Well now if your tank is larger your fish are more active so feed them every day... I feed mine 2 times a day smaller amounts. My females also loved bloodworms and pellets.


----------



## Betta man (Mar 25, 2011)

I feed my female blood worms and betta pellets every day. That's for conditioning cause I'm constently failing in spawning them so I have to condition them.


----------



## CalvinKE (Mar 17, 2011)

yea i would do that normally but im trying to i guess "train" them to come up for food... ill figure it out, thanks guys!!!


----------



## Betta man (Mar 25, 2011)

All of my fish that I've kept have been "trained" to come up when they see me. With guppys, they learned that the light meant food. The females shouldn't fight, except for an occasional nip or so. Are you ever going to try breeding them? I personaly, would much rather keep female bettas in one gal bowls, because I think it would make them look better so I'm interested in seeing how your 20 gal turns out cause I have a 20 gal that free for now!


----------



## Betta man (Mar 25, 2011)

Oh, how many females are you planning on keeping in it? 15 or so?


----------



## CalvinKE (Mar 17, 2011)

Well right now these 3 until they settle in so maybe a week or 2 later ill get 2 more and keep adding until i have about 11, idk if ill breed, one is ready, bloated stomach, stripes, white egg on bottom, but my male is just chill, but im in no rush, i got 7 guppies for the price of 4 today tho  so when i exchanged my dead ones, they gave me 4$ back and these are super pretty and i didnt get the small baby ones bc they dont look healty but these look awesome, im optimistic about them


----------



## Betta man (Mar 25, 2011)

That's cool! I've heard that it's easier to spawn em if you have a bunch of females in with the male so he can pick and the females will be much more willing.


----------



## funlad3 (Oct 9, 2010)

Betta man said:


> Oh, how many females are you planning on keeping in it? 15 or so?
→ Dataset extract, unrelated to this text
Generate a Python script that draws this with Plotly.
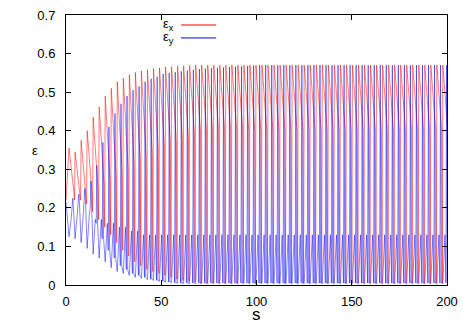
import plotly.graph_objects as go

# s position of each red spike (one per oscillation cycle)
cycle_s = [1.6, 4.77, 7.93, 11.1, 14.26, 17.43, 20.59, 23.76, 26.92, 30.09,
           33.25, 36.42, 39.58, 42.75, 45.91, 49.08, 52.24, 55.41, 58.57, 61.74,
           64.9, 68.07, 71.23, 74.4, 77.56, 80.73, 83.89, 87.06, 90.22, 93.39,
           96.55, 99.72, 102.88, 106.05, 109.21, 112.38, 115.54, 118.71, 121.87, 125.04,
           128.2, 131.37, 134.53, 137.7, 140.86, 144.03, 147.19, 150.36, 153.52, 156.69,
           159.85, 163.02, 166.18, 169.35, 172.51, 175.68, 178.84, 182.01, 185.17, 188.34,
           191.5, 194.67, 197.83]

start_s = 0.0
ex_start = 0.22
ey_start = 0.215

# eps_x per cycle: spike top, value after the slow decay, bottom before next spike
ex_peak = [0.355, 0.345, 0.375, 0.40, 0.435, 0.462, 0.49, 0.51, 0.527, 0.536,
           0.545, 0.551, 0.555, 0.558, 0.561, 0.563, 0.565, 0.566, 0.567, 0.568,
           0.569] + [0.57] * 42
ex_mid = [0.24, 0.235, 0.235, 0.24, 0.25, 0.26, 0.27, 0.28, 0.29, 0.30,
          0.31, 0.32, 0.33, 0.34, 0.35, 0.36, 0.37, 0.37, 0.38, 0.38,
          0.39] + [0.40] * 42
ex_low = [0.22, 0.22, 0.21, 0.19, 0.17, 0.15, 0.13, 0.11, 0.09, 0.075,
          0.06, 0.05, 0.04, 0.035, 0.03, 0.025, 0.02, 0.015, 0.012, 0.01,
          0.008] + [0.005] * 42

# eps_y per cycle: dip at the red spike, slow rise, dip, spike top
ey_low = [0.125, 0.12, 0.11, 0.095, 0.08, 0.07, 0.06, 0.045, 0.035, 0.03,
          0.025, 0.02, 0.017, 0.014, 0.012, 0.01, 0.008, 0.006, 0.005, 0.004,
          0.004] + [0.004] * 42
ey_mid = [0.17, 0.18, 0.18, 0.18, 0.17, 0.17, 0.16, 0.16, 0.15, 0.15,
          0.14, 0.14] + [0.13] * 51
ey_low2 = [0.20, 0.21, 0.22, 0.20, 0.16, 0.12, 0.09, 0.07, 0.05, 0.04,
           0.03, 0.025, 0.02, 0.015, 0.012, 0.01, 0.008, 0.006, 0.005, 0.005,
           0.005] + [0.005] * 42
ey_peak = [0.225, 0.235, 0.25, 0.27, 0.31, 0.37, 0.41, 0.445, 0.47, 0.49,
           0.505, 0.515, 0.527, 0.535, 0.54, 0.547, 0.55, 0.552, 0.554, 0.556,
           0.558, 0.56, 0.561, 0.562, 0.563, 0.564, 0.565, 0.566, 0.567, 0.568,
           0.569] + [0.57] * 32

y_ticks = [0, 0.1, 0.2, 0.3, 0.4, 0.5, 0.6, 0.7]
x_ticks = [0, 50, 100, 150, 200]

FONT = "Liberation Sans, Arial, sans-serif"

# build the polylines, cycle by cycle (sharp spikes, slow relaxations)
ex_s, ex_v = [start_s], [ex_start]
ey_s, ey_v = [start_s], [ey_start]
for k, s in enumerate(cycle_s):
    ex_s += [s, s + 2.55, s + 2.85]
    ex_v += [ex_peak[k], ex_mid[k], ex_low[k]]
    ey_s += [s, s + 1.1, s + 1.6, s + 1.95, s + 2.3]
    ey_v += [ey_low[k], ey_mid[k], ey_low2[k], ey_peak[k], ey_low2[k]]

fig = go.Figure()
fig.add_trace(go.Scatter(x=ex_s, y=ex_v, mode="lines", name="εx",
                         line=dict(color="rgba(255,0,0,0.8)", width=0.65)))
fig.add_trace(go.Scatter(x=ey_s, y=ey_v, mode="lines", name="εy",
                         line=dict(color="rgba(0,0,255,0.75)", width=0.65)))

axis_style = dict(showgrid=False, zeroline=False, showline=True, linecolor="black",
                  linewidth=1, mirror="ticks", ticks="inside", ticklen=5,
                  tickcolor="black", automargin=False,
                  tickfont=dict(family=FONT, size=13, color="black"))

fig.update_xaxes(range=[0, 200], tickvals=x_ticks, ticklabelstandoff=4, **axis_style)
fig.update_yaxes(range=[0, 0.7], tickvals=y_ticks, ticklabelstandoff=7, **axis_style)

# gnuplot style key: label on the left, line sample on the right
key = [("ε<sub>x</sub>", "#ff0000", 0.963), ("ε<sub>y</sub>", "#0000ff", 0.915)]
for label, color, yk in key:
    fig.add_annotation(xref="paper", yref="paper", x=0.29, y=yk, text=label,
                       showarrow=False, xanchor="right", yanchor="middle",
                       font=dict(family=FONT, size=13, color="black"))
    fig.add_shape(type="line", xref="paper", yref="paper", x0=0.302, x1=0.394,
                  y0=yk, y1=yk, line=dict(color=color, width=1))

# axis titles
fig.add_annotation(xref="paper", yref="paper", x=-0.095, y=0.5, text="ε",
                   showarrow=False, font=dict(family=FONT, size=13, color="black"))
fig.add_annotation(xref="paper", yref="paper", x=0.5, y=-0.11, text="s",
                   showarrow=False, yanchor="middle",
                   font=dict(family=FONT, size=17, color="black"))

fig.update_layout(
    width=463, height=324,
    margin=dict(l=66, r=16, t=15, b=39),
    paper_bgcolor="white", plot_bgcolor="white",
    showlegend=False,
)

# page body has a default 8px margin, drop it so the figure sits at the corner
fig.write_html("out.html", config={"displayModeBar": False},
               post_script="document.body.style.margin='0';"
                           "document.body.style.overflow='hidden';")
15 is a bit much.  In that 20, I wouldn't advise more than seven, but personally, I'd do between four and six. It's easier to add more slowly than have bunch of stressed out fighting fish. Less is more!


----------



## Betta man (Mar 25, 2011)

Yeah, the bio load would be a little high...


----------



## CalvinKE (Mar 17, 2011)

yea im adding slow, aqadvisor said 21 is max bc i have 2 filters but im not going up that high, and problem solved, i trained them to attack a toothpick, and they are jumping out of the water to attack it too and i just put some frozen blood worms as a treat once in a while, but they are eating the pellets now, i currently have 5, 3 dark blue, 1 light blue, 1 white with blue/red tail, idk the tail keeps changing color haha


----------